▸ What you will do
Omit all images. Transcribe the rest of the material below exactly.

▸ Given information
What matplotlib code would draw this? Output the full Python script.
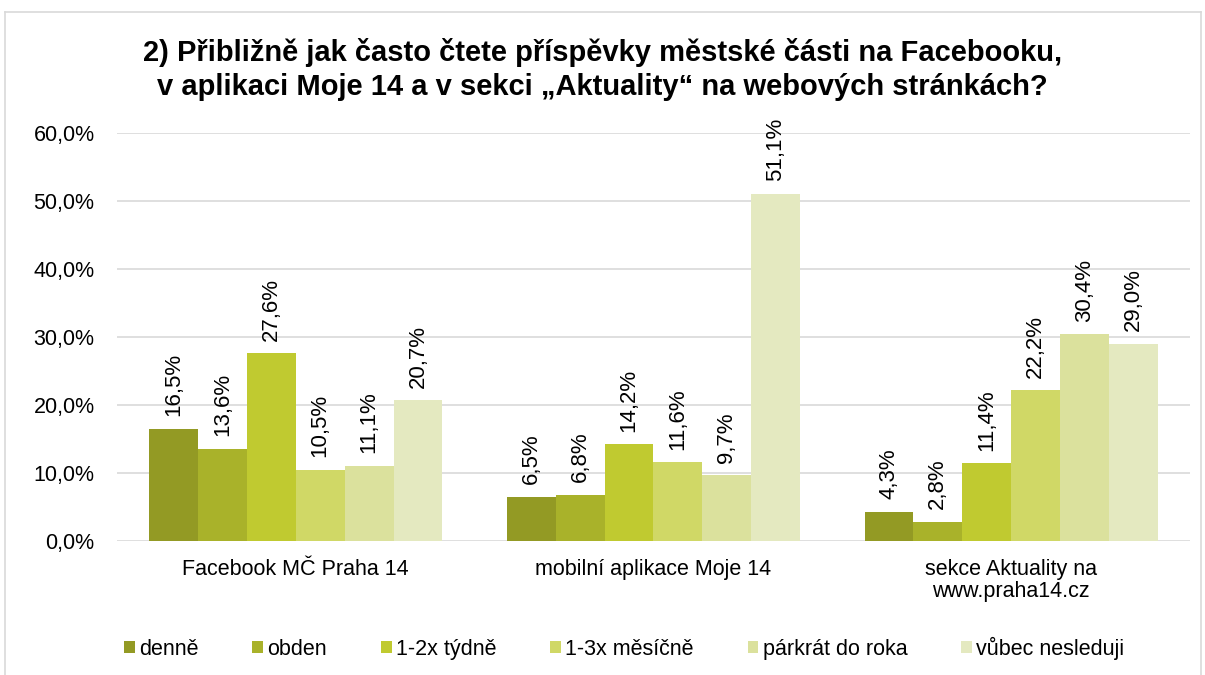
import matplotlib.pyplot as plt
import numpy as np

plt.rcParams['font.family'] = ['Liberation Sans', 'DejaVu Sans']

categories = ['Facebook MČ Praha 14', 'mobilní aplikace Moje 14', 'sekce Aktuality na\nwww.praha14.cz']
series = ['denně', 'obden', '1-2x týdně', '1-3x měsíčně', 'párkrát do roka', 'vůbec nesleduji']
values = [
    [16.5, 6.5, 4.3],
    [13.6, 6.8, 2.8],
    [27.6, 14.2, 11.4],
    [10.5, 11.6, 22.2],
    [11.1, 9.7, 30.4],
    [20.7, 51.1, 29.0],
]
colors = ['#939A24', '#A9B22A', '#C0CA30', '#D0D866', '#DBE19D', '#E4E9C0']
yticks = [0, 10, 20, 30, 40, 50, 60]

fig = plt.figure(figsize=(12.05, 6.75), dpi=100)
ax = fig.add_axes([0.097, 0.1985, 0.8906, 0.6045])

x = np.arange(len(categories))
w = 0.82 / len(series)
for i, (s, vals) in enumerate(zip(series, values)):
    pos = x - 0.41 + w * (i + 0.5)
    ax.bar(pos, vals, width=w, color=colors[i], label=s, edgecolor='none', zorder=2)
    for p, v in zip(pos, vals):
        ax.annotate(f'{v:.1f}%'.replace('.', ','), (p, v), xytext=(0, 9),
                    textcoords='offset points', rotation=90, ha='center', va='bottom',
                    fontsize=16)

ax.set_xlim(-0.5, 2.5)
ax.set_ylim(0, 60)
ax.set_yticks(yticks)
ax.set_yticklabels([f'{t:.1f}%'.replace('.', ',') for t in yticks], fontsize=15.5)
ax.set_xticks(x)
ax.set_xticklabels(categories, fontsize=15.5, linespacing=1.05)
ax.tick_params(length=0)
ax.tick_params(axis='x', pad=13)
ax.tick_params(axis='y', pad=16)
ax.grid(axis='y', color='#D9D9D9', linewidth=1.2, zorder=0)
for sp in ax.spines.values():
    sp.set_visible(False)

fig.text(0.5, 0.897, '2) Přibližně jak často čtete příspěvky městské části na Facebooku,\n'
         'v aplikaci Moje 14 a v sekci „Aktuality“ na webových stránkách?',
         ha='center', va='center', fontsize=21, fontweight='bold', linespacing=1.25)

fig.legend(loc='center', bbox_to_anchor=(0.518, 0.04), ncol=6, frameon=False, fontsize=15.5,
           handlelength=0.5, handleheight=0.5, handletextpad=0.2, columnspacing=2.5)

# chart frame
fig.add_artist(plt.Line2D([5 / 1205, 1201 / 1205], [1 - 12 / 675, 1 - 12 / 675], color='#D9D9D9', lw=1.2))
fig.add_artist(plt.Line2D([5 / 1205, 5 / 1205], [0, 1 - 12 / 675], color='#D9D9D9', lw=1.2))
fig.add_artist(plt.Line2D([1201 / 1205, 1201 / 1205], [0, 1 - 12 / 675], color='#D9D9D9', lw=1.2))

fig.savefig('out.png', dpi=100)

▸ Task output
What matplotlib code would draw this? Output the full Python script.
import matplotlib.pyplot as plt
import numpy as np

plt.rcParams['font.family'] = ['Liberation Sans', 'DejaVu Sans']

categories = ['Facebook MČ Praha 14', 'mobilní aplikace Moje 14', 'sekce Aktuality na\nwww.praha14.cz']
series = ['denně', 'obden', '1-2x týdně', '1-3x měsíčně', 'párkrát do roka', 'vůbec nesleduji']
values = [
    [16.5, 6.5, 4.3],
    [13.6, 6.8, 2.8],
    [27.6, 14.2, 11.4],
    [10.5, 11.6, 22.2],
    [11.1, 9.7, 30.4],
    [20.7, 51.1, 29.0],
]
colors = ['#939A24', '#A9B22A', '#C0CA30', '#D0D866', '#DBE19D', '#E4E9C0']
yticks = [0, 10, 20, 30, 40, 50, 60]

fig = plt.figure(figsize=(12.05, 6.75), dpi=100)
ax = fig.add_axes([0.097, 0.1985, 0.8906, 0.6045])

x = np.arange(len(categories))
w = 0.82 / len(series)
for i, (s, vals) in enumerate(zip(series, values)):
    pos = x - 0.41 + w * (i + 0.5)
    ax.bar(pos, vals, width=w, color=colors[i], label=s, edgecolor='none', zorder=2)
    for p, v in zip(pos, vals):
        ax.annotate(f'{v:.1f}%'.replace('.', ','), (p, v), xytext=(0, 9),
                    textcoords='offset points', rotation=90, ha='center', va='bottom',
                    fontsize=16)

ax.set_xlim(-0.5, 2.5)
ax.set_ylim(0, 60)
ax.set_yticks(yticks)
ax.set_yticklabels([f'{t:.1f}%'.replace('.', ',') for t in yticks], fontsize=15.5)
ax.set_xticks(x)
ax.set_xticklabels(categories, fontsize=15.5, linespacing=1.05)
ax.tick_params(length=0)
ax.tick_params(axis='x', pad=13)
ax.tick_params(axis='y', pad=16)
ax.grid(axis='y', color='#D9D9D9', linewidth=1.2, zorder=0)
for sp in ax.spines.values():
    sp.set_visible(False)

fig.text(0.5, 0.897, '2) Přibližně jak často čtete příspěvky městské části na Facebooku,\n'
         'v aplikaci Moje 14 a v sekci „Aktuality“ na webových stránkách?',
         ha='center', va='center', fontsize=21, fontweight='bold', linespacing=1.25)

fig.legend(loc='center', bbox_to_anchor=(0.518, 0.04), ncol=6, frameon=False, fontsize=15.5,
           handlelength=0.5, handleheight=0.5, handletextpad=0.2, columnspacing=2.5)

# chart frame
fig.add_artist(plt.Line2D([5 / 1205, 1201 / 1205], [1 - 12 / 675, 1 - 12 / 675], color='#D9D9D9', lw=1.2))
fig.add_artist(plt.Line2D([5 / 1205, 5 / 1205], [0, 1 - 12 / 675], color='#D9D9D9', lw=1.2))
fig.add_artist(plt.Line2D([1201 / 1205, 1201 / 1205], [0, 1 - 12 / 675], color='#D9D9D9', lw=1.2))

fig.savefig('out.png', dpi=100)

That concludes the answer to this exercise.